About the project
This PhD project aims to apply frontier advancements in optomechanics to the biosensing and diagnostic fields with the goal to advance optomechanics, mass spectrometry analytics and biophysics towards clinical applications and the fundamental understanding of complex biochemical processes such as the detection of chiral molecules and their relevance for molecular functionalities.
Bio-diagnosis demand is on novel, affordable, and rapid technologies to overcome current limitations. The gold standard, mass spectrometry (MS), detects the charge-to-mass ratio (q/m) of molecules but cannot distinguish between infectious or activated molecular states that share the same chemical composition but differ in conformation or chirality. These structural differences, crucial in defining whether a molecule is harmful or harmless, appear identical in MS signals. Detecting the polarizability-to-mass ratio (p/m) can reveal such topological distinctions.

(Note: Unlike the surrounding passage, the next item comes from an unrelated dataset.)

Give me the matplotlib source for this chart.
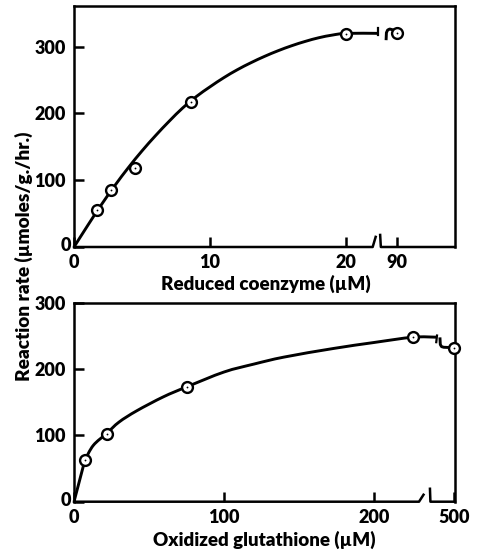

Quantum optomechanics—pioneering advances from gravitational wave detection to quantum systems studies—offers a transformative opportunity for biosensing. In particular, levitated optomechanics enables ultra-sensitive detection by monitoring shifts in the optical trap frequency caused by minuscule changes in a nanoparticle’s dielectric properties. Recent work has shown that oligonucleotide (DNA strand) molecules attached to a 100 nm levitated silica nanoparticle produces a measurable signal, demonstrating unprecedented molecular sensitivity (see for more details: Wilson, T., Rackham, O.J., & Ulbricht, H. (2025). Oligonucleotide selective detection by levitated optomechanics. arXiv:2507.17940).
This PhD project will develop an optomechanical biosensor capable of characterizing biomolecules through their polarizability (p) and mass (m), providing conformational and chiral insight beyond MS capabilities. The work involves chemical preparation of analytes, optical trapping, instrument optimization, and machine learning–based data analysis. A key focus will be automation to accelerate sample handling and detection for defence and clinical applications. The device already surpasses MS in compactness, and the PhD will advance its miniaturization and throughput to enable clinical use.